Hacker News new | ask | show | jobs
by embedding-shape 26 days ago
Yeah, was about to comment that too, instead of training a new model and new weights exclusively for Norwegian (and expecting/wanting every other small/medium-sized country to do the same) which seems infinity harder, they could have made high quality transcriptions and translations of the stories currently described only in Norwegian into English, and making it all public. I guess there still would be a worry that it'd be counted as "less important" compared to other history, news and culture about other countries.
3 comments

Oddly enough, my wife was recently involved in a project to translate historical crime novels from Norwegian; since all the available late 20th century Scandinavian crime novels have already been translated and turned into popular TV series, the plan was to go further back. Into the 1930s. The first cut was done with LLMs, but encountered the problem that (a) Norwegian itself has changed noticeably since then, in both major dialects, and (b) the machine translation deteriorated on large sections, resulting in entirely missing paragraphs and pages in a few places. Not to mention the usual translation issues (what police role does lensman map to?) and localisation (to what extent should the casual antisemitism be left in or removed?)

Translation is never a bijective process. It's never quite the same experience in translation as it is in the original, due to the cultural differences between reader and writer. Larger in this case because 1930s Norway is very different even from 2020s Norway.

Ultimately this was not a success due to marketing difficulties; it is very difficult to get a book noticed.

( https://www.amazon.co.uk/Iron-Chariot-Nordic-Crime-Library/d... )

Sorry if I was unclear, I didn't want to give the impression I think translations or even transcriptions in some cases is easy, or without problems, or not painstakingly time-consuming, it very much is.

I just think building a LLM from scratch is ever harder, with more potential problems that are harder to solve, more time-consuming and even more resource-intensive.

It would require an investment, but those will pay dividends later, as it becomes easier to train LLMs on/for Norwegian. If we need to translate everything to English we might as well just drop using Norwegian altogether. Practically everyone speaks English fluently already...
> as it becomes easier to train LLMs on/for Norwegian

Why would it be easier in the future? The advances we see with LLMs today require a huge amount of data, and it's getting hard getting the amount of data just using any language, I'm having a hard time seeing how it'd get easier for Norwegians to build their own LLM, unless they seriously start to ramp up how much Norwegian content they're putting out.

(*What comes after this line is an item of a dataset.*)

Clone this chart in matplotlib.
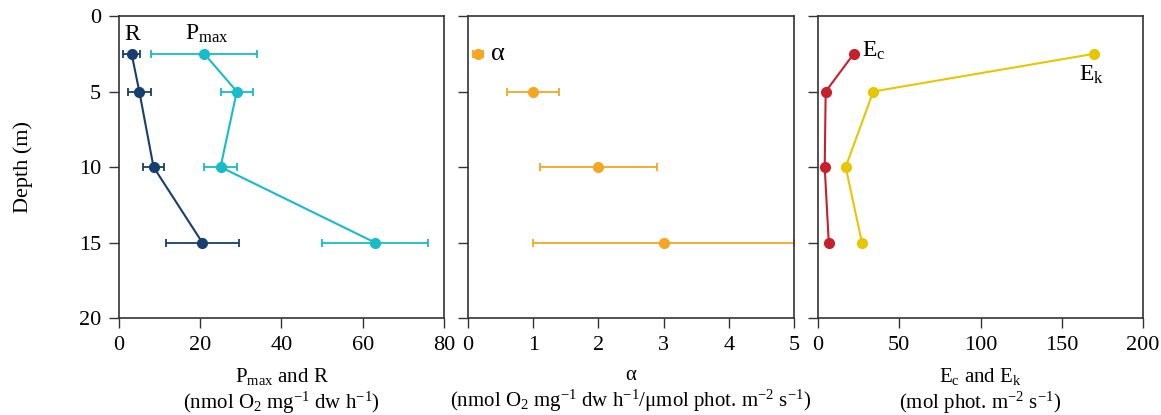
import matplotlib.pyplot as plt

plt.rcParams["font.family"] = ["Liberation Serif", "DejaVu Serif"]
plt.rcParams["mathtext.fontset"] = "custom"
plt.rcParams["mathtext.rm"] = "Liberation Serif"
plt.rcParams["mathtext.it"] = "Liberation Serif:italic"
plt.rcParams["font.size"] = 16

depth = [2.5, 5, 10, 15]

r_mean = [3.1, 5.0, 8.5, 20.5]
r_err = [2.1, 2.9, 2.7, 9.0]
pmax_mean = [21.0, 29.0, 25.0, 63.0]
pmax_err = [13.0, 4.0, 4.0, 13.0]

alpha_mean = [0.15, 1.0, 2.0, 3.0]
alpha_err = [0.08, 0.4, 0.9, 2.0]

ec = [22.0, 4.7, 4.1, 6.6]
ek = [170.0, 34.0, 17.0, 27.0]

c_r = "#173f6e"
c_pmax = "#17bcc9"
c_alpha = "#f5a623"
c_ec = "#c8202a"
c_ek = "#e6c700"
spine = "#333333"

fig = plt.figure(figsize=(11.61, 4.15), dpi=100)
bottom, height = 0.2337, 0.7277
ax1 = fig.add_axes([0.1025, bottom, 0.2799, height])
ax2 = fig.add_axes([0.4031, bottom, 0.2808, height])
ax3 = fig.add_axes([0.7046, bottom, 0.2799, height])

eb = dict(marker="o", markersize=7, capsize=3, elinewidth=1.3, capthick=1.3)

ax1.errorbar(r_mean, depth, xerr=r_err, color=c_r, lw=1.5, **eb)
ax1.errorbar(pmax_mean, depth, xerr=pmax_err, color=c_pmax, lw=1.5, **eb)
ax1.text(3.2, 1.6, "R", ha="center", va="baseline", fontsize=17)
ax1.text(21.5, 1.6, "P$_{\\mathrm{max}}$", ha="center", va="baseline", fontsize=17)
ax1.set_xlim(0, 80)
ax1.set_xticks([0, 20, 40, 60, 80])
ax1.set_xlabel("P$_{\\mathrm{max}}$ and R\n(nmol O$_2$ mg$^{\\mathrm{-1}}$ dw h$^{\\mathrm{-1}}$)",
               labelpad=8, linespacing=1.15, fontsize=15)
ax1.set_ylabel("Depth (m)", labelpad=33)

ax2.errorbar(alpha_mean, depth, xerr=alpha_err, color=c_alpha, ls="none", **eb)
ax2.text(0.35, 2.5, "α", ha="left", va="center", fontsize=19)
ax2.set_xlim(0, 5)
ax2.set_xticks([0, 1, 2, 3, 4, 5])
ax2.set_xlabel("α\n(nmol O$_2$ mg$^{\\mathrm{-1}}$ dw h$^{\\mathrm{-1}}$/μmol phot. m$^{\\mathrm{-2}}$ s$^{\\mathrm{-1}}$)",
               labelpad=8, linespacing=1.15, fontsize=15)

ax3.plot(ec, depth, color=c_ec, marker="o", markersize=7, lw=1.5)
ax3.plot(ek, depth, color=c_ek, marker="o", markersize=7, lw=1.5)
ax3.text(27, 2.3, "E$_{\\mathrm{c}}$", ha="left", va="center", fontsize=17)
ax3.text(168, 3.9, "E$_{\\mathrm{k}}$", ha="center", va="center", fontsize=17)
ax3.set_xlim(0, 200)
ax3.set_xticks([0, 50, 100, 150, 200])
ax3.set_xlabel("E$_{\\mathrm{c}}$ and E$_{\\mathrm{k}}$\n(mol phot. m$^{\\mathrm{-2}}$ s$^{\\mathrm{-1}}$)",
               labelpad=8, linespacing=1.15, fontsize=15)

for ax in (ax1, ax2, ax3):
    ax.set_ylim(20, 0)
    ax.set_yticks([0, 5, 10, 15, 20])
    ax.tick_params(direction="out", length=7, width=1, color=spine, labelsize=16, pad=6)
    for s in ax.spines.values():
        s.set_color(spine)
        s.set_linewidth(1.2)
for ax in (ax2, ax3):
    ax.set_yticklabels([])

fig.savefig("out.png", dpi=100)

> If we need to translate everything to English we might as well just drop using Norwegian altogether. Practically everyone speaks English fluently already...

Yeah I mean with that black and white perspective you can pretty much do anything and it won't matter for anything :) I think for the rest of us, what we speak daily and what we rely on professionally, can differ, and that's OK. But maybe this is just my broken Swedish mind being so used to using English professionally but then conversing in Spanish outside of work daily, YMMV.

These models will never compete with frontier models and do not need to - it is about hitting a good-enough, not being the best. Behind the frontier, getting to a certain performance level, is getting easier over time - both sample and compute efficiency is going up.

Furthermore one can reuse investments in data (both agreements, infrastructure and datasets), compute (GPUs, servers) and know-how (training scripts, experienced engineers).

But are you seriously under the belief that all of that, plus all the other things you're forgetting about, is easier, cheaper and faster than transcriptions and translations?

I understand and agree building the LLMs yourself comes with more benefits, long-term ones especially, but still it's harder, more expensive and really time consuming work.

> in both major dialects

Nynorsk and bokmål is not dialects but variants of written Norwegian.

> high quality transcriptions and translations of the stories currently described only in Norwegian into English

You make it sound like an easier task than training an LLM. I'd argue it's not obvious, and would assume the contrary.

Yes, why wouldn't it be easier to transcribe and translate, skills humanity had for centuries, compared to LLMs that we've only learnt to build these last few years, and even require a frikken computer to do? Of course one of these is harder than the other...
Look at it from this lens: translating and transcribing these stories hasn't happened for the centuries they existed, while as you point out the skills where always there. In contrast LLMs have been here for a few years at most and everyone and their dogs are trying to get in on the "race".

With absolutely no insight into why, which one has better odds to happen first is obvious to me.

Sure, it isn't as "hot" to translate stuff as it used to be some hundreds of years ago, and building LLMs surely is "hot" today, I don't doubt more people are attempting to build LLMs today than translating huge datasets, especially if we narrow the two to exclusively "In Norwegian".

Having insights into both translations, transcriptions and attempting to build LLMs myself, I'm fairly sure which effort would be successful first, regardless of how many attempt it first.

Copyrights and statutes don't allow them to do that. The mandate of the National Library maybe permits them to make an LLM through (though I won't at all be surprised if someone sues them anyway).